There was a palpable, suffocating silence in the Pallekele dressing room before the toss. When Salman Ali Agha walked out to the middle, he carried a team sheet that would send shockwaves from Kandy to Karachi. Babar Azam—the poster boy of Pakistan cricket, the technically flawless maestro—was unceremoniously dropped.

Why? Because survival demands ruthlessness.

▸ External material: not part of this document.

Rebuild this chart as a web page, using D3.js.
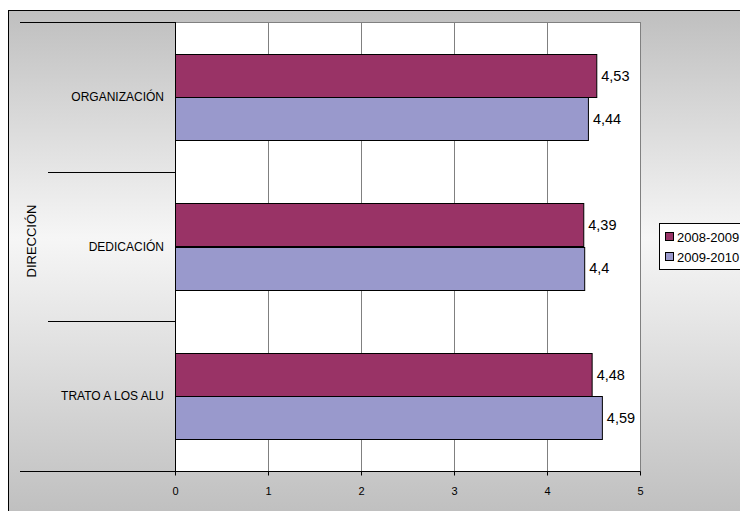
<!DOCTYPE html>
<html>
<head>
<meta charset="utf-8">
<script src="https://cdn.jsdelivr.net/npm/d3@7"></script>
<style>
  html, body { margin: 0; padding: 0; background: #fff; }
  svg { display: block; font-family: Arial, "Liberation Sans", sans-serif; }
</style>
</head>
<body>
<svg id="chart" width="740" height="511"></svg>
<script>
// Survey results, grouped under "DIRECCIÓN"
const groupLabel = "DIRECCIÓN";
const categories = ["ORGANIZACIÓN", "DEDICACIÓN", "TRATO A LOS ALU"];
const seriesNames = ["2008-2009", "2009-2010"];
const values2008 = [4.53, 4.39, 4.48];
const values2010 = [4.44, 4.40, 4.59];
const xTicks = [0, 1, 2, 3, 4, 5];
const colors = ["#993366", "#9999CC"];

const series = [values2008, values2010];
const svg = d3.select("#chart");

// Frame background gradient
const defs = svg.append("defs");
const grad = defs.append("linearGradient")
  .attr("id", "bg").attr("x1", 0).attr("y1", 0).attr("x2", 0).attr("y2", 1);
grad.append("stop").attr("offset", "0%").attr("stop-color", "#bfbfbf");
grad.append("stop").attr("offset", "45%").attr("stop-color", "#f6f6f6");
grad.append("stop").attr("offset", "100%").attr("stop-color", "#bfbfbf");

svg.append("rect")
  .attr("x", 8.5).attr("y", 10.5).attr("width", 740).attr("height", 505)
  .attr("fill", "url(#bg)").attr("stroke", "#000").attr("stroke-width", 1);

const plot = { left: 175, right: 640, top: 22, bottom: 471 };

const x = d3.scaleLinear().domain([0, 5]).range([plot.left, plot.right]);
const y = d3.scaleBand().domain(categories).range([plot.top, plot.bottom]).paddingInner(0).paddingOuter(0);
const inner = d3.scaleBand().domain(seriesNames).range([0, y.bandwidth()]).paddingInner(0).paddingOuter(0.74);

// Plot area
svg.append("rect")
  .attr("x", plot.left + 0.5).attr("y", plot.top + 0.5)
  .attr("width", plot.right - plot.left).attr("height", plot.bottom - plot.top)
  .attr("fill", "#fff").attr("stroke", "#808080").attr("stroke-width", 1);

// Vertical grid lines
svg.append("g").selectAll("line")
  .data(xTicks.slice(1, -1))
  .join("line")
  .attr("x1", d => Math.round(x(d)) + 0.5).attr("x2", d => Math.round(x(d)) + 0.5)
  .attr("y1", plot.top).attr("y2", plot.bottom)
  .attr("stroke", "#808080").attr("stroke-width", 1);

// Bars
series.forEach((vals, si) => {
  svg.append("g").selectAll("rect")
    .data(vals)
    .join("rect")
    .attr("x", plot.left + 0.5)
    .attr("y", (d, i) => Math.round(y(categories[i]) + inner(seriesNames[si])) + 0.5)
    .attr("width", d => x(d) - plot.left)
    .attr("height", Math.round(inner.bandwidth()))
    .attr("fill", colors[si]).attr("stroke", "#000").attr("stroke-width", 1);

  svg.append("g").selectAll("text")
    .data(vals)
    .join("text")
    .attr("x", d => x(d) + 5)
    .attr("y", (d, i) => y(categories[i]) + inner(seriesNames[si]) + inner.bandwidth() / 2)
    .attr("dy", "0.36em")
    .attr("font-size", "14.5px").attr("fill", "#000")
    .text(d => d3.format(".2~f")(d).replace(".", ","));
});

// Bottom axis
const xAxis = d3.axisBottom(x).tickValues(xTicks).tickSize(4).tickFormat(d => d);
const gx = svg.append("g").attr("transform", `translate(0,${plot.bottom + 0.5})`).call(xAxis);
gx.select(".domain").attr("stroke", "#000").attr("d", `M20,0H${plot.right + 0.5}`);
gx.selectAll(".tick line").attr("stroke", "#000");
gx.selectAll(".tick text").attr("font-size", "11px").attr("font-family", "Arial, 'Liberation Sans', sans-serif")
  .attr("fill", "#000").attr("y", 16);

// Left axis line
svg.append("line")
  .attr("x1", plot.left + 0.5).attr("x2", plot.left + 0.5)
  .attr("y1", plot.top).attr("y2", plot.bottom)
  .attr("stroke", "#000");

// Category separators (grouped axis)
const bounds = categories.map(c => y(c)).concat([plot.bottom]);
svg.append("g").selectAll("line")
  .data(bounds)
  .join("line")
  .attr("x1", (d, i) => (i === 0 || i === bounds.length - 1) ? 20 : 48)
  .attr("x2", plot.left)
  .attr("y1", d => Math.round(d) + 0.5).attr("y2", d => Math.round(d) + 0.5)
  .attr("stroke", "#000");

// Category labels
svg.append("g").selectAll("text")
  .data(categories)
  .join("text")
  .attr("x", 164)
  .attr("y", d => y(d) + y.bandwidth() / 2)
  .attr("dy", "0.36em")
  .attr("text-anchor", "end")
  .attr("font-size", "12px").attr("fill", "#000")
  .text(d => d);

// Group label
svg.append("text")
  .attr("transform", `translate(36,241) rotate(-90)`)
  .attr("text-anchor", "middle")
  .attr("font-size", "13px").attr("fill", "#000")
  .text(groupLabel);

// Legend
const legend = svg.append("g");
legend.append("rect")
  .attr("x", 659.5).attr("y", 223.5).attr("width", 90).attr("height", 46)
  .attr("fill", "#fff").attr("stroke", "#000");
seriesNames.forEach((name, i) => {
  legend.append("rect")
    .attr("x", 665.5).attr("y", 232.5 + i * 20).attr("width", 8).attr("height", 8)
    .attr("fill", colors[i]).attr("stroke", "#000");
  legend.append("text")
    .attr("x", 677).attr("y", 237 + i * 20).attr("dy", "0.36em")
    .attr("font-size", "13px").attr("fill", "#000")
    .text(name);
});
</script>
</body>
</html>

Let that sink in for a moment. (Yes, you read that right—benched in a World Cup knockout scenario). Pakistan didn't just need a win against co-hosts Sri Lanka; they needed an absolute demolition job. Thanks to England's miraculous comeback against New Zealand a day prior, the door to the semi-finals was left slightly ajar. But kicking it open required fixing a disastrous Net Run Rate of -0.461 compared to the Kiwis' +1.390.

👀 The Impossible Math: What exactly does Pakistan need?

It's not just about winning. To overtake New Zealand and snatch that final Group 2 spot, Pakistan must win by roughly 64 runs if they bat first. If Sri Lanka sets a target, they have to chase it down in an absurd 13.1 overs. Anything less, and the Kiwis advance.

Word from the inner circle is that the decision to axe Babar wasn't made overnight. It's been brewing since the group stages. The modern T20 game has no room for anchors who take twenty balls to find their gears. When your mandate is to score at breakneck speed from the get-go, you need mercenaries, not artists. Enter Khawaja Nafay, and more importantly, the unleashed opening duo of Sahibzada Farhan and Fakhar Zaman.

"We knew the math. We couldn't afford a 130-strike-rate innings tonight, no matter how pretty the cover drives looked. It was a brutal call, but it was the only call."

Was it a gamble? Absolutely. But early signs from the dugout suggest the gambit is paying off. Farhan, already the tournament's highest run-getter, immediately justified the ruthless new policy. Blistering through the powerplay alongside Fakhar, they crossed the 50-run mark before the Sri Lankan pacers even knew what hit them.

What does this mean for Sri Lanka? The co-hosts are already eliminated, nursing the wounds of three consecutive Super 8 defeats. (A bitter pill for Dasun Shanaka's men on home soil). But do not mistake a wounded team for a compliant one. What they lack in tournament stakes, they make up for in the sheer, unadulterated desire to play spoiler.

Who is really sweating right now? The New Zealand squad. Picture them sitting in their hotel lobby, relentlessly refreshing the scorecard, watching Pakistan completely abandon their historically conservative approach. By benching their biggest star, Pakistan hasn't just shuffled their XI. They've finally woken up to the brutal reality of modern franchise-style cricket.